Cities have become competitive markets for talent and capital. A city’s ability to retain high-value operators depends on institutional competence, aesthetic quality, cultural vitality, and network access. The best mayors understand this. They invest in schools because talent follows quality education. They preserve architectural integrity because aesthetic capital attracts ambitious people. They build public space because infrastructure signals institutional health.
Your city of residence is now a strategic choice about institutional proximity to power. Which cities can execute? Which control access to talent and capital you need? Which have mayors and ecosystems aligned with your interests?
The Fragmentation Risk

The structural risk is fragmentation. When power distributes across competing city networks, national coordination becomes harder. Cities optimize for their own interests. A tax policy benefiting New York may harm smaller industrial cities. A housing policy making San Francisco exclusive may accelerate inequality nationally.

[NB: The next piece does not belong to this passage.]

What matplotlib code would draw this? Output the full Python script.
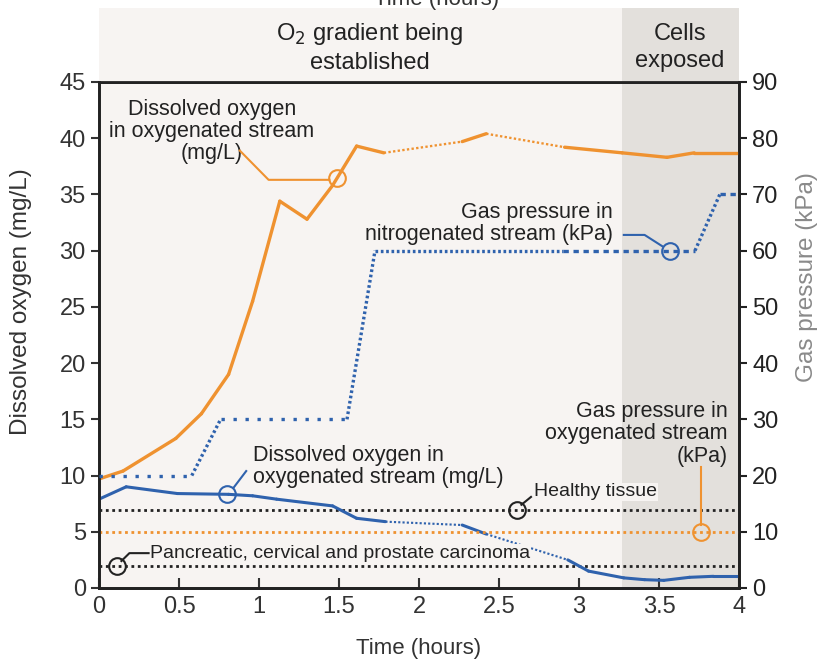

The federal government has less leverage to enforce coordination. A city can ignore federal pressure if local interests diverge. This is already visible in immigration policy, criminal justice, environmental regulation, and education standards—often deliberately misaligned with federal governance.
The paradox: decentralization makes America more governable locally and less coherent nationally. Cities that execute well create islands of institutional excellence. Cities that don’t experience real suffering. The gap between them widens. National policy levers become increasingly ineffective.
What emerges is not classical federalism. It is a network of competing city-states, each optimizing for its own ecosystem, aligned with global capital flows more than national interests. Whether a nation remains coherent when its major cities operate as competitive nodes in a global system rather than constituents of a national whole remains the open question.
For now, the geography of American power is written in municipal budgets, zoning codes, and mayoral initiatives. That is where real influence lives.